As U.S. trade representative, Froman's goal is completion and ratification of the Trans-Pacific Partnership involving the United States and 11 Asia-Pacific nations, from Chile to South Korea, that generate 37 percent of the world's economic product. The TPP aims not just to liberalize trade but also to reform some of these nations' domestic policies, particularly concerning labor and environmental issues, partly to entice certain Democratic constituencies to soften their opposition to free trade.
Some developing nations, such as Vietnam, welcome some compulsory rationality being required by trading rules to limit subsidies to sclerotic state-owned enterprises. But beware of ostensibly altruisticprotectionism protectionism with moral pretensions. Sometimes poorer nations want higher standards forced on them. Other times rich nations use higher standards to raise production costs in, and thereby lower the competitiveness of, poorer countries.
Negotiation and ratification of the TPP will be easier if Congress gives Obama what prior presidents have received "fast-track" authority guaranteeing an up-or-down vote on the agreement without amendments. But Obama's aggressive aggrandizement of executive power through unilateral actions (regarding the Affordable Care Act, immigration, etc.) has been unprecedented in its sweep and undisguised in its disdain for Congress. This has produced the much-praised but elusive joy of bipartisanship: Conservative Republicans, eager to express separation-of-powers rectitude, are joining liberal Democrats, eager to derail any agreement, in opposing fast track.
Immersed in this political equivalent of three-dimensional chess, the administration is serenely confident that enough Democratic votes will join with large majorities of Republicans to ratify what is negotiated, even without fast track. Even if Republicans representing Southern catfish farmers must be mollified by restricting imports of Asian catfish that are processed in American plants in blue states.
The two largest achievements during Bill Clinton's presidency occurred in spite of Democrats. Welfare reform was forced upon him by a Republican-controlled Congress (he vetoed it twice before relenting), and the North American Free Trade Agreement was ratified in spite of congressional Democrats (a majority of whom voted against it). Now, the TPP potentially the best result of the Obama years depends on Republicans.
Democrats are plucking up the protectionist banner unfurled by 19th-century Republicans, who were tireless defenders of the strong (manufacturers) against consumers. Today, many Democrats agree with Rep. Rosa DeLauro (D-Conn.), who says that the United States "has lost 5 million manufacturing jobs since NAFTA." Notice the slippery language ("since NAFTA"), and remember the post hoc ergo propter hoc fallacy: The rooster crows and then the sun rises, therefore the crowing caused the sunrise. Manufacturing jobs have been declining as a share of total employment since 1950 and in actual number since 1979. But because of productivity improvements, manufacturing production and exports are near all-time highs.

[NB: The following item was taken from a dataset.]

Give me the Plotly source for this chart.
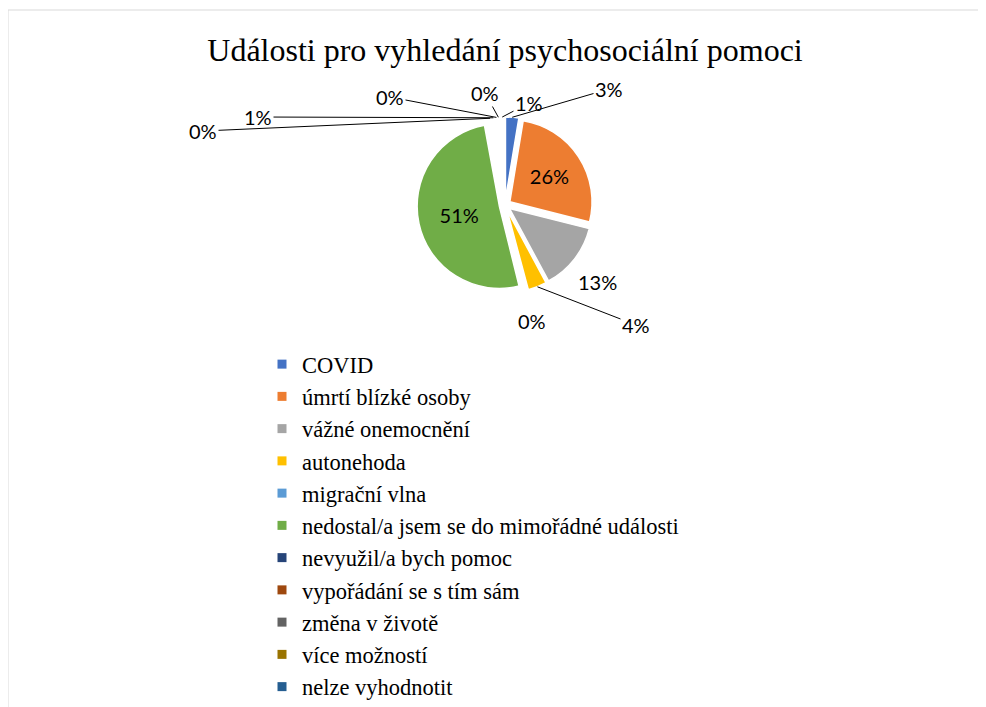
import math
import plotly.graph_objects as go

kategorie = [
    "COVID",
    "úmrtí blízké osoby",
    "vážné onemocnění",
    "autonehoda",
    "migrační vlna",
    "nedostal/a jsem se do mimořádné události",
    "nevyužil/a bych pomoc",
    "vypořádání se s tím sám",
    "změna v životě",
    "více možností",
    "nelze vyhodnotit",
]
podily = [2.6, 26.3, 13.2, 3.7, 0.3, 50.9, 0.4, 0.8, 0.3, 0.4, 1.0]
barvy = [
    "#4472C4", "#ED7D31", "#A5A5A5", "#FFC000", "#5B9BD5", "#70AD47",
    "#264478", "#9E480E", "#636363", "#997300", "#255E91",
]

# stranka ma okraj 8 px, graf je proto o ten kus mensi
OKRAJ = 8
W, H = 986 - OKRAJ, 707 - OKRAJ


def papir(px, py):
    # pixely okna -> souradnice papiru
    return (px - OKRAJ) / W, 1 - (py - OKRAJ) / H


# stred a polomer kolace v pixelech okna (vcetne vysunuti)
cx, cy, r_out = 505, 205, 88
vysunuti = 0.07

# pozice popisku mimo kolac (stred textu v px) a zda ma odkazovou caru
popisky_venku = {
    0: (609, 89, True),
    2: (597, 282, False),
    3: (636, 325, True),
    4: (532, 321, False),
    6: (203, 131, True),
    7: (258, 117, True),
    8: (390, 97, True),
    9: (485, 93, True),
    10: (529, 103, True),
}

# drobne vysece jsou v predloze bile, barvu maji jen v legende
barvy_vysece = [b if p >= 2 else "white" for b, p in zip(barvy, podily)]
text_uvnitr = ["%{percent:.0%}" if p > 20 else "" for p in podily]

x0, y0 = papir(cx - r_out, cy + r_out)
x1, y1 = papir(cx + r_out, cy - r_out)

fig = go.Figure()

fig.add_trace(
    go.Pie(
        labels=kategorie,
        values=podily,
        sort=False,
        direction="clockwise",
        rotation=0,
        pull=vysunuti,
        marker=dict(colors=barvy_vysece, line=dict(color="white", width=1.5)),
        texttemplate=text_uvnitr,
        textposition="inside",
        textfont=dict(family="Lato", size=20, color="black"),
        insidetextorientation="horizontal",
        showlegend=False,
        hoverinfo="label+percent",
        domain=dict(x=[x0, x1], y=[y0, y1]),
    )
)

# legenda zvlast, aby mely vsechny polozky svou barvu
for nazev, barva in zip(kategorie, barvy):
    fig.add_trace(
        go.Scatter(
            x=[None],
            y=[None],
            mode="markers",
            name=nazev,
            marker=dict(symbol="square", size=9, color=barva),
        )
    )

# popisky mimo kolac s odkazovymi carami
celkem = sum(podily)
kumul = 0
anotace = []
pismo = dict(family="Lato", size=20, color="black")
for i, p in enumerate(podily):
    stred_uhlu = (kumul + p / 2) / celkem * 2 * math.pi
    kumul += p
    if i not in popisky_venku:
        continue
    lx, ly, cara = popisky_venku[i]
    text = f"{round(p / celkem * 100):.0f}%"
    if cara:
        kx = cx + r_out * math.sin(stred_uhlu)
        ky = cy - r_out * math.cos(stred_uhlu)
        ax, ay = papir(kx, ky)
        anotace.append(
            dict(
                x=ax, y=ay, xref="paper", yref="paper",
                ax=lx - kx, ay=ly - ky,
                text=text, showarrow=True,
                arrowhead=0, arrowwidth=1, arrowcolor="black",
                font=pismo,
            )
        )
    else:
        tx, ty = papir(lx, ly)
        anotace.append(
            dict(
                x=tx, y=ty, xref="paper", yref="paper",
                text=text, showarrow=False, font=pismo,
            )
        )

lx0, ly0 = papir(262, 343)
tx0, ty0 = papir(505, 50)
rx0, ry0 = papir(8, 10)

fig.update_layout(
    width=W,
    height=H,
    margin=dict(l=0, r=0, t=0, b=0, autoexpand=False),
    paper_bgcolor="white",
    plot_bgcolor="white",
    title=dict(
        text="Události pro vyhledání psychosociální pomoci",
        x=tx0,
        xanchor="center",
        y=ty0,
        yanchor="middle",
        font=dict(family="Liberation Serif", size=32, color="black"),
    ),
    xaxis=dict(visible=False),
    yaxis=dict(visible=False),
    legend=dict(
        x=lx0,
        xanchor="left",
        y=ly0,
        yanchor="top",
        font=dict(family="Liberation Serif", size=22.5, color="black"),
        tracegroupgap=0,
        itemwidth=30,
    ),
    annotations=anotace,
    shapes=[
        dict(
            type="rect",
            xref="paper",
            yref="paper",
            x0=rx0,
            x1=1.05,
            y0=-0.05,
            y1=ry0,
            line=dict(color="#d9d9d9", width=1),
        )
    ],
)

fig.write_html("out.html")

Granted, Froman says, some imports substitute for domestic products. But many imports are "intermediate goods" that go into the production of domestic goods, some of which are exported. And, he says, 50 percent of imports from Canada and Mexico, our first- and third-largest trading partners, are used as inputs in the manufacturing of American products. Furthermore, Froman says, free trade is progressive in the sense that lower-income Americans spend a larger portion of their disposable income than more affluent Americans spend on such imports such as food and clothing.

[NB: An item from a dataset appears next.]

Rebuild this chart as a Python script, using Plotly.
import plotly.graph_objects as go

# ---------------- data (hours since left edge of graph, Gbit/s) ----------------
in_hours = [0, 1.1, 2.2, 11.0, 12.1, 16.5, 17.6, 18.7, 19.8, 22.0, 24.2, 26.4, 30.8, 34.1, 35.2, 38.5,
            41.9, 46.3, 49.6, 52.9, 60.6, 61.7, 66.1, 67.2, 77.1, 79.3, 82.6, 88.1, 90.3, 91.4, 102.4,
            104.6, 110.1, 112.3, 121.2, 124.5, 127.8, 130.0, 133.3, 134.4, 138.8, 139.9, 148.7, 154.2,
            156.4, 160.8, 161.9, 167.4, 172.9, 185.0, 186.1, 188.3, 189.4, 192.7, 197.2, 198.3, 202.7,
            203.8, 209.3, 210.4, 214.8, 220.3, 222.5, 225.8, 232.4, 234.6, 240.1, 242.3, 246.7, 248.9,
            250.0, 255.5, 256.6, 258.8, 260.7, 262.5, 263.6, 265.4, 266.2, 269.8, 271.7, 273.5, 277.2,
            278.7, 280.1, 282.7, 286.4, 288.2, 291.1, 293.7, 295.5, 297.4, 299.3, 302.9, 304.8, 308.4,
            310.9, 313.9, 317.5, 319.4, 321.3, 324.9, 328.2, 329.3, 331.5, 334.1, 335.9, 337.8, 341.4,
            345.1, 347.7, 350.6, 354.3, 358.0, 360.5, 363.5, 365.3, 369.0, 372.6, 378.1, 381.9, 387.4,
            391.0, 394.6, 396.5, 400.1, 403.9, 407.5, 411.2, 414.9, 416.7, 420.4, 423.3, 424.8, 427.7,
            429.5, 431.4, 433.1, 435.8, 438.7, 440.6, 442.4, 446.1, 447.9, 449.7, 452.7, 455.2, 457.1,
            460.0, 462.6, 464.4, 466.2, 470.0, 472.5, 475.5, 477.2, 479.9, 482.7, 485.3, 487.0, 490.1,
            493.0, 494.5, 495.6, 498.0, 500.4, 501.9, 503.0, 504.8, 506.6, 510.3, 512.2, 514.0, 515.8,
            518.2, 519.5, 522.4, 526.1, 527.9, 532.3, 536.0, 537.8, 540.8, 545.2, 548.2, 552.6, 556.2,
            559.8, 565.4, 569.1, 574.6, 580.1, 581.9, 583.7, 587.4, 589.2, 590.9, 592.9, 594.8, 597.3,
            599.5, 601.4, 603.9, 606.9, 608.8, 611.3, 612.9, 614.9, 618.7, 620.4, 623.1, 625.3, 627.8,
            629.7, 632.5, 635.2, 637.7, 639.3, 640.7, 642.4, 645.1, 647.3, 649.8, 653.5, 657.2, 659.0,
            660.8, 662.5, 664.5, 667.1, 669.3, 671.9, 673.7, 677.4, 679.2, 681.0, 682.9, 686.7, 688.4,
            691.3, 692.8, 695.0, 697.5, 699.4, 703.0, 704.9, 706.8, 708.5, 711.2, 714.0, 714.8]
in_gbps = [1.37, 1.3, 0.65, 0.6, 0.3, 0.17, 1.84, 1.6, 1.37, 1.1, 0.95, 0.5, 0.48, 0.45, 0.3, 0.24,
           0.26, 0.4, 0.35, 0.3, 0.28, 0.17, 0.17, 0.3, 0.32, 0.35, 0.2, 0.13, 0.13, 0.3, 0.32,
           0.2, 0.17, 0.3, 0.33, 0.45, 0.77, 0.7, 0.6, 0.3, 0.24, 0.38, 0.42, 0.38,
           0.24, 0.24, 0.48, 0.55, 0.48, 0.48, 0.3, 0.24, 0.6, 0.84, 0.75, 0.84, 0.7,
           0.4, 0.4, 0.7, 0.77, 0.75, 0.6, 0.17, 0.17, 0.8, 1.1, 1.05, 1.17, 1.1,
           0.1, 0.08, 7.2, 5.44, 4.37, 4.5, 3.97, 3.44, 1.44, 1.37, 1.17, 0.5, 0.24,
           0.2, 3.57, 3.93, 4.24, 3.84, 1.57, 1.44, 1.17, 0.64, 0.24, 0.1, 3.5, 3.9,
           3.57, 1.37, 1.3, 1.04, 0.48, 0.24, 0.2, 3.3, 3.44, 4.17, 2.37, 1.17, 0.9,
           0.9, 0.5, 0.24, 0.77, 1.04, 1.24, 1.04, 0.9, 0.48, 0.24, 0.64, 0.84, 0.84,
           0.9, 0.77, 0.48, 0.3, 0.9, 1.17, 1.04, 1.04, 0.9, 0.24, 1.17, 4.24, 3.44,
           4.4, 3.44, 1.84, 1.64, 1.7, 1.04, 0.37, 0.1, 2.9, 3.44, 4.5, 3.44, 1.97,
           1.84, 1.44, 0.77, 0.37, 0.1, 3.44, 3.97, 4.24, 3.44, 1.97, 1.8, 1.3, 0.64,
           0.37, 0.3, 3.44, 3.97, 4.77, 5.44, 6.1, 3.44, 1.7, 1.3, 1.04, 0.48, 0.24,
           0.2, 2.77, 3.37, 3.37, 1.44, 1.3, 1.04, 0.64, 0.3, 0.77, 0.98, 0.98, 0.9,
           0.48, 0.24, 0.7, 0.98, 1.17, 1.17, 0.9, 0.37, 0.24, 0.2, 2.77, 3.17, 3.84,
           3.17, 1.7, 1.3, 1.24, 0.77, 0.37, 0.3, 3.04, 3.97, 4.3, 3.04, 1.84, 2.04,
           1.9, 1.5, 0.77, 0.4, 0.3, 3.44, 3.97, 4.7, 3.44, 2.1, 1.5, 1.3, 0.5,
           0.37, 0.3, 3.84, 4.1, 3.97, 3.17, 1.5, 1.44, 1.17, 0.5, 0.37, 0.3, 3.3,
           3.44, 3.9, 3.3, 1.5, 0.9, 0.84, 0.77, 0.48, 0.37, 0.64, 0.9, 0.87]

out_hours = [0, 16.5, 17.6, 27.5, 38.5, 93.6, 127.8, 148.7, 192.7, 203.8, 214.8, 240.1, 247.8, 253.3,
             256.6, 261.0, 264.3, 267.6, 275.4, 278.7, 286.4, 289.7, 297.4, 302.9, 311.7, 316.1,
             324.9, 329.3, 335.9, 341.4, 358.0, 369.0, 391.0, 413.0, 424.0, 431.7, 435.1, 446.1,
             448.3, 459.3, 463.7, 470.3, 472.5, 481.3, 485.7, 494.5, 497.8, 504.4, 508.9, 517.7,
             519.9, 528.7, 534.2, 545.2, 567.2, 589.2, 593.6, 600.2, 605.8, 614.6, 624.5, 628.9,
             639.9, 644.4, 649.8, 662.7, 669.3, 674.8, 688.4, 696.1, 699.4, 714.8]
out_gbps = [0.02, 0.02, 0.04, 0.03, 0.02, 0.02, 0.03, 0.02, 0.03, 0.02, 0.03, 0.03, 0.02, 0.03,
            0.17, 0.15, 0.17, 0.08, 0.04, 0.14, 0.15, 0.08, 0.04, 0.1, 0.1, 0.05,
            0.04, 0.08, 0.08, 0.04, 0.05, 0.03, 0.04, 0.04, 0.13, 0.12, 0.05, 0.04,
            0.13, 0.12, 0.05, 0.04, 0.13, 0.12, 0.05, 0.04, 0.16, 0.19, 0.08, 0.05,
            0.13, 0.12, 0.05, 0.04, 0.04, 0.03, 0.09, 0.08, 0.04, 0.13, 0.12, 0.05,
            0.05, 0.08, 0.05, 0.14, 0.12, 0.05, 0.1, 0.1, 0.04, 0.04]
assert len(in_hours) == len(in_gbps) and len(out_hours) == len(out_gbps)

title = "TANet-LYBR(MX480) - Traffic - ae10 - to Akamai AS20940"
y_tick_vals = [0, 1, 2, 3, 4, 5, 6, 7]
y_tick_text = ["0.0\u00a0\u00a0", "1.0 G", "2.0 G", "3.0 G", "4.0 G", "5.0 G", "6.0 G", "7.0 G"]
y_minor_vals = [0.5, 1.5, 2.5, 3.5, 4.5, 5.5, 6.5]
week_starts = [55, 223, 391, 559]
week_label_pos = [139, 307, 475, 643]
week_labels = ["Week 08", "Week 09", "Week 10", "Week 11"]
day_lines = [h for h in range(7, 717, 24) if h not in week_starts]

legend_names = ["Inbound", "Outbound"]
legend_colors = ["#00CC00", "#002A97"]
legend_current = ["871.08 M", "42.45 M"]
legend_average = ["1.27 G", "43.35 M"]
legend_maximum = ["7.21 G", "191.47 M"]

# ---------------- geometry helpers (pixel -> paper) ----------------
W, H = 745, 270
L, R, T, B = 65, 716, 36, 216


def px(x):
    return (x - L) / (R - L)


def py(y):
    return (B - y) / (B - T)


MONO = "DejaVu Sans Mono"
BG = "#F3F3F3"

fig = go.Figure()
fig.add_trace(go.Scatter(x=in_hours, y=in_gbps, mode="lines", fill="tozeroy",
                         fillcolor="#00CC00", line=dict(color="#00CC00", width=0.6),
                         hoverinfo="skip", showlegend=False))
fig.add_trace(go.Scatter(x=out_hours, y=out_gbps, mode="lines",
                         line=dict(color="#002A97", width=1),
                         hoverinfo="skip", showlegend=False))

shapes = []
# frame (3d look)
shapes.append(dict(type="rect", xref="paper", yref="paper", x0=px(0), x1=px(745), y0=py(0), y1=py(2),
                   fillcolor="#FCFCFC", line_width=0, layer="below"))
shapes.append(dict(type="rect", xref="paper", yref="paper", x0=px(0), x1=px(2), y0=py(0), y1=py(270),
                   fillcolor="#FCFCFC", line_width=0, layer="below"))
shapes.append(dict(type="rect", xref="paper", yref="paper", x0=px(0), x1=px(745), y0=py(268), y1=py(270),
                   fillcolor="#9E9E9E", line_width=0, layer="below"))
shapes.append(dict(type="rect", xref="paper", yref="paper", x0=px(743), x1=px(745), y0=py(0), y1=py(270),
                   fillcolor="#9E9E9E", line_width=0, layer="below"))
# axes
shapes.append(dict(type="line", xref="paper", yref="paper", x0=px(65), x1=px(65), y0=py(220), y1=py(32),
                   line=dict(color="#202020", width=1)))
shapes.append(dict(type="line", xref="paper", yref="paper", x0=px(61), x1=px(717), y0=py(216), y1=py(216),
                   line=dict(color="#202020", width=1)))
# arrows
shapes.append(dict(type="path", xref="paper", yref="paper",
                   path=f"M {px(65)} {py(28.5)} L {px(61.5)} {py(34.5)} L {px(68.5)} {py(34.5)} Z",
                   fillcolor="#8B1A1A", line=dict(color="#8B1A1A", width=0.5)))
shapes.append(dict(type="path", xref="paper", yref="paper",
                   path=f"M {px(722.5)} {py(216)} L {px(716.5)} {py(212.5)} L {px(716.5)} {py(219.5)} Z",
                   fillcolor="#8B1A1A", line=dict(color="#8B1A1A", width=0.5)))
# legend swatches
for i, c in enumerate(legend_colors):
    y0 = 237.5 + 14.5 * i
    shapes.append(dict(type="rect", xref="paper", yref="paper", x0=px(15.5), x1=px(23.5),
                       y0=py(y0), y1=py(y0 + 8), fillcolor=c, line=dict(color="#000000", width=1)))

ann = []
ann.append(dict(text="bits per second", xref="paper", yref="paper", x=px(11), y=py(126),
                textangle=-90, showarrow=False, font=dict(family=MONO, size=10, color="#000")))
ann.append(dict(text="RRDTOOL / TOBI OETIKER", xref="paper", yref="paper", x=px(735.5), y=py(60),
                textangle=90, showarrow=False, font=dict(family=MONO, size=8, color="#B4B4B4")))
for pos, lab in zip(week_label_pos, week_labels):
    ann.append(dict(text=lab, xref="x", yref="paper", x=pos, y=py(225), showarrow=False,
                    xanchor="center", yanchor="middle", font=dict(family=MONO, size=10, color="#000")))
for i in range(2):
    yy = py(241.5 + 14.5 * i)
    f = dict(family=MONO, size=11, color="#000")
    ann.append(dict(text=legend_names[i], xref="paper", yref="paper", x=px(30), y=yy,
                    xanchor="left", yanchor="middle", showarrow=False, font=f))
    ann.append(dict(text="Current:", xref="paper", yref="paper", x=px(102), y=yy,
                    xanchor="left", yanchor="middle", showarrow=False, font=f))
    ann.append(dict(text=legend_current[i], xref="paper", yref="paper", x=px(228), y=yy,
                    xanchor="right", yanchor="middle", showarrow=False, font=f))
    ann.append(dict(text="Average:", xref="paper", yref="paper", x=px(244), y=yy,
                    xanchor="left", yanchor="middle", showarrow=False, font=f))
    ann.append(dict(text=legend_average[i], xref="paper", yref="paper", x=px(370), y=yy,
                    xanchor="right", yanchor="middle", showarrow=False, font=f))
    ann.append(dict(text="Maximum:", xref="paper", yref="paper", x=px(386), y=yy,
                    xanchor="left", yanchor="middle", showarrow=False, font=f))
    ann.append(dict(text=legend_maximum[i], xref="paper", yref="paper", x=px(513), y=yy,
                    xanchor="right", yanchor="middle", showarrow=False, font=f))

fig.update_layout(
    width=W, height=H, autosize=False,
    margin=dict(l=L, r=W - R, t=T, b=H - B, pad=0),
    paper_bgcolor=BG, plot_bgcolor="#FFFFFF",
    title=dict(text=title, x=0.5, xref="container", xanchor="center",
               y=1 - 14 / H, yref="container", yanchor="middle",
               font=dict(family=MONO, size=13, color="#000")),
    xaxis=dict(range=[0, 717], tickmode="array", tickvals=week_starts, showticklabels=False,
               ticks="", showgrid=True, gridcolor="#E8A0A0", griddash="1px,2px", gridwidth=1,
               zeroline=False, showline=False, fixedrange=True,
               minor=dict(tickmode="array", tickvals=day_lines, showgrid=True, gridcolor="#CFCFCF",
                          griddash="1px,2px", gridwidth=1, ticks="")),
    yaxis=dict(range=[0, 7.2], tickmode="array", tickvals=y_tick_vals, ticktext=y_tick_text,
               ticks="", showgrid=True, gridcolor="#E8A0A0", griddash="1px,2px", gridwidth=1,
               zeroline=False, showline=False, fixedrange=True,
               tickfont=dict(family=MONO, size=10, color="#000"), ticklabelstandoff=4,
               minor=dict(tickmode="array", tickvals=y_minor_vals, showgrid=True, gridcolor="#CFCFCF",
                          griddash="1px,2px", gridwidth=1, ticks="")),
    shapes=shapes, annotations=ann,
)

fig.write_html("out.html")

You who are reading this column probably have a chronic, indeed incurable trade deficit with your barber or hair dresser. You regularly buy what he or she sells, yet he or she never buys anything from you. But things somehow work out. As they do between nations, because as the late Robert Bartley, editor of the Wall Street Journal's editorial page, once wrote, "International transactions are always in balance, by definition."
"Protectionism," said Clinton during the NAFTA debate, "is just a fancy word for giving up; we want to compete and win." But now, even more than then, Democrats are the party of a United States in a defensive crouch, flinching from globalization's challenges. Besides, progressivism's constant agenda is to expand the role of government and contract the role of markets in allocating wealth and opportunity. Republicans rescuing Obama's best idea would be an interesting coda to his presidency.